Sermon Sunday October 25, 2020


Matthew 22:34-40

Some of us remember the 1970 movie “Love Story.”  It was a real tear-jerker and featured Ali McGraw (Jennifer) and Ryan O’Neal (Oliver) as the lead characters.  The two came from very different worlds, but “fell in love” as college students.  Probably the most popular and enduring line from the movie was: “Love means never having to say you’re sorry.”  

I disagree.  Love means you better learn to say you’re sorry!  

So many popular songs and sayings attempt to tell us about love and its meaning.  Love is a many splendored thing.  Love hurts.  Love conquers all.  All you need is love.  And we use the word love so loosely and casually.  I luv ice cream.  I luv football.  I love mommy and daddy.  I love God.

Once again, a group of Pharisees appear, but they do not engage Jesus directly.  This time they bring a lawyer (a professional theologian) to serve as their spokesman.  And once again, the lawyer asks Jesus a question in order to test him.  “Teacher, which commandment in the law is the greatest?”  His question is insincere since he addresses Jesus as “teacher” in contrast to the disciples who call him “Lord.”  He is playing a game of one-up-man-ship.
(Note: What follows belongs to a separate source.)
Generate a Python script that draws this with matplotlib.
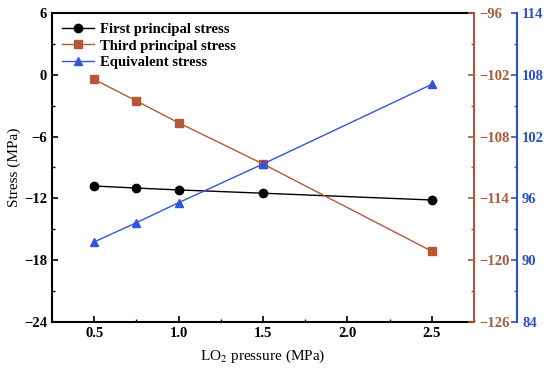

The rabbis had counted 613 commands in the Torah, the Law (first five books of the OT).  248 of them were positive commands, while 365 were negative ones.  This always happens with legalistic religion.  The “thou shalt nots” always outnumber the “thou shalts.”  Besides, who on earth could possibly keep track of all 613 commandments? 

Nevertheless, Jesus answers the lawyer with: “You shall love the Lord your God with all your heart, and with all your soul, and with all your mind.  This is the greatest and first commandment.  And a second one is like it – you shall love your neighbor as yourself.”  The first one comes from the ten commandments, and the second one from Leviticus 19:18 – “You shall not take vengeance or bear a grudge against any of your people, but you shall love your neighbor as yourself.”        Jesus further states that all the OT law can be summarized as love of God and love of neighbor.  The two loves are inseparable.

Love for God cannot be separated from love for people.  Love that is demonstrated in practical acts of establishing God’s justice through feeding the poor, housing the homeless, clothing the naked – these acts display our love for God.  The original command from Leviticus was not that we will merely engage in occasional acts of loving kindness, but it is a social vision.  The religious leaders, like the Pharisees, had failed to create this sort of society.  Love for God and neighbor are intertwined.  To love the neighbor by seeking his or her welfare also involves loving yourself.  Our individual well-being is intertwined with the well-being of others.  In the words of I John: “those who do not love a brother or sister whom they have seen, cannot love God whom they have not seen” (4:20).

Biblical love does not consist simply of warm, fuzzy feelings.  After all, love is a commandment, and it is impossible to command “feelings.”  Love is at the farthest pole from sentimental feelings and is related to the OT word for “covenant love” or “steadfast love.”  The primary component of biblical love is not affection, but commitment.  Warm feelings of gratitude may fill our hearts as we consider all that God has done for us. Warm feelings are not what the commandments demand of us, but rather, an unwavering commitment.  Love for God is a disposition and a way of life – a direction and a life of actions according to God’s will revealed by Jesus’ words and actions.

Similarly, to love our neighbor, including our enemies, does not mean that we must always feel affection for them.  Rather, to love our neighbor is to imitate Jesus by taking their welfare seriously. Do we love God and neighbor imperfectly?  Of course, we love imperfectly because we are imperfect people.  

But, just maybe, our love for neighbor will teach us how to love God with all our hearts, souls, and minds.  And, perhaps our love for God will teach us how to love our neighbor as ourselves.  The message of Jesus in this passage is clear:  love God totally, and the love of God is expressed in love of neighbor.  Thanks be to God.  Amen.